Dear Rebecca Adlington, Stop Crying About Your Looks And Be An Inspiration To My 11-Year-Old

14/08/2014 16:56 | Updated 22 May 2015

Dear Rebecca Adlington, stop crying about your looks and be an inspiration to my 11-year-old

Dear Rebecca Adlington,

I've just watched you on 'I'm a Celebrity Get Me Out of Here' and felt the need to give you a hug, along with a few words of wisdom.

You were crying, see. Tears of self-pity, I think (unless a creepy-crawly squirted you in the eye). Because of the way you look, and the way model and Miss Universe Amy Willerton makes you feel insecure about your body.

You said you've had to put up with abusive comments about your looks for years, saying: "It's making me very, very insecure that I have to look [a certain way]. For me, I was an athlete.

"I wasn't trying to be a model, but pretty much every single week on Twitter I get somebody commenting on the way I look."

And as you cried, it made me angry – because I need you to be strong for my 11-year-old stepdaughter and girls like her. Because girls like them need women like you to inspire them, to rise above all the bullsh*t about looks and body shape. To rise above all that pathetic, juvenile, trolling tw*ttishness on Twitter.

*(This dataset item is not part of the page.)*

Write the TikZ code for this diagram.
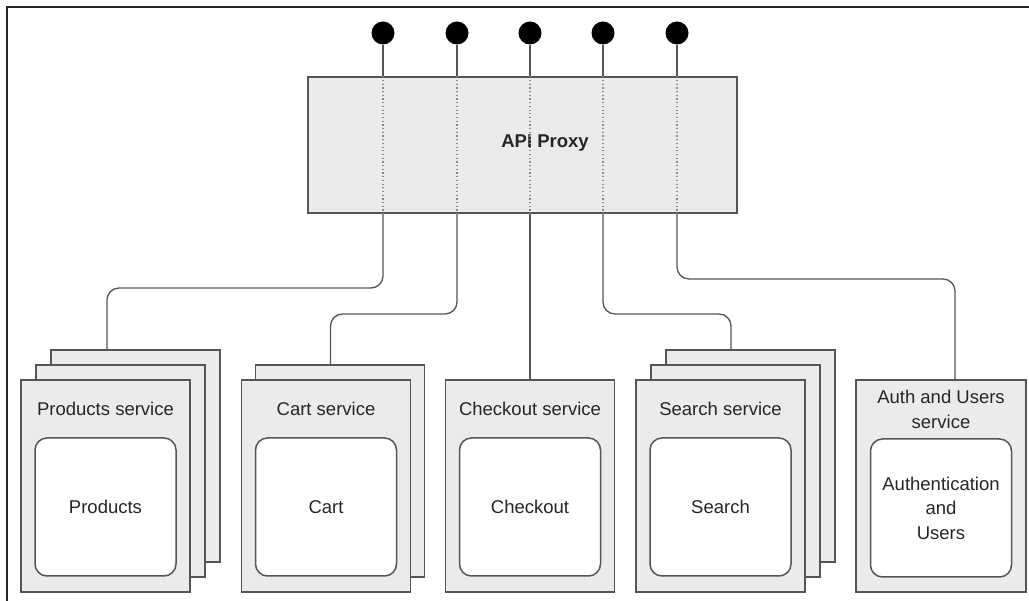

Who cares what anybody says about you: they're pathetic, they're jealous – because you won two Olympic gold medals. But all that effort, all that work, all that ambition, all that achievement dissolved in the tears pouring down your face last night. Because you seemed to accept that looks are everything. It didn't matter that you are a blonde Goddess, with a body to die for.

All you cared about was what some morons thought about you. And that somehow, because you're not as pretty as 21-year-old Miss Universe (well, who is? It's called Miss Universe for a reason) that you were somehow a lesser person.

That is not what this housedad wants to hear, as I strive to instil a healthy work ethic into my growing stepdaughter.

Let me tell you about her. Last night, at 7 O'clock, she strode into the living room, her hair scraped back, her face glowing, her brow steaming with sweat, and dropped her sports bags on the carpet. And then she collapsed on the settee before declaring: "I'm starving. What's for dinner?"

A few minutes later, she was wolfing down a plate of chicken tikka masala and rice and telling me about her day.

"It was amazing. We totally trashed the opposition. I scored four. We were AWESOME."

I looked at her and smiled: "I presume you're talking about the hockey match?"

"No, football," she replied. "Hockey was last night. Durrr!"

She lives for sport, my stepdaughter. Hockey, football, gymnastics, swimming – the same sport you, Rebecca, excelled in. She doesn't give a monkeys about make-up and boys and pop bands. Oh, I know all that will come, but for now, she's obsessed with sport. Competitive sport. Trouncing the opposition.

Even though she is lithe and leggy, she is utterly unselfconscious about what she looks like. And utterly oblivious to what other girls look like. She's just living in the moment, unaffected by Facebook, and Twitter, and Snapchat, and the threat of cyber-bullying that comes with so much social media.

She doesn't care what anybody thinks about her because she doesn't know what anybody thinks of her. She just exists in a glowing bubble of sporty endeavour. And sometimes, her mum and I wish that bubble were aspic.

For out there, in the big wide world of growing up reality, there is a whole fest of bitchiness waiting to pour its poison onto her, attempting to erode her confidence and make her doubt all the aspects of herself that she doesn't even think about.

Is her hair perfect? Is her nose too big/small? Is she too fat/thin? Is she pretty enough? All part of growing up, they say, but wouldn't it be great if girls like my stepdaughter had role models that made them realise that such stuff is nonsense? That what you do and how you live your life is more important than how you look and how you preen?

I mean, for God's sakes, girls are now eating COTTON WOOL BALLS soaked in orange juice to make them feel full rather than eat real food because it might, you know, put a bit of meat on their skinny bones. It's just horrific.

Looks aren't everything, Rebecca. You're 24, only young, and when you get to my age (and my wife's) you'll realise that all those carbon-copy clones with their super-teased hair and pipe-cleaner bodies will just be baggy sacks of bones, with flappy jowls and Grand Canyon wrinkles, who will only have photos of their former pretty sleves to look back on – whereas you will have two Olympic gold medals. Wow!

So dry your eyes, pet, and take a leaf out of that other great Olympian, Dame Kelly Holmes, who said at the Women of the Future Awards 2013 this week: "The Olympics showed girls that you can be whatever type of woman you'd like to be and still have sport as an outlet.

"They also showed how sport should be used as a health and fitness tool, and that's inspired young females to think differently about their appearance rather than how skinny or fat they are."

That's inspirational, Rebecca. Bawling about morons' opinions of your looks isn't.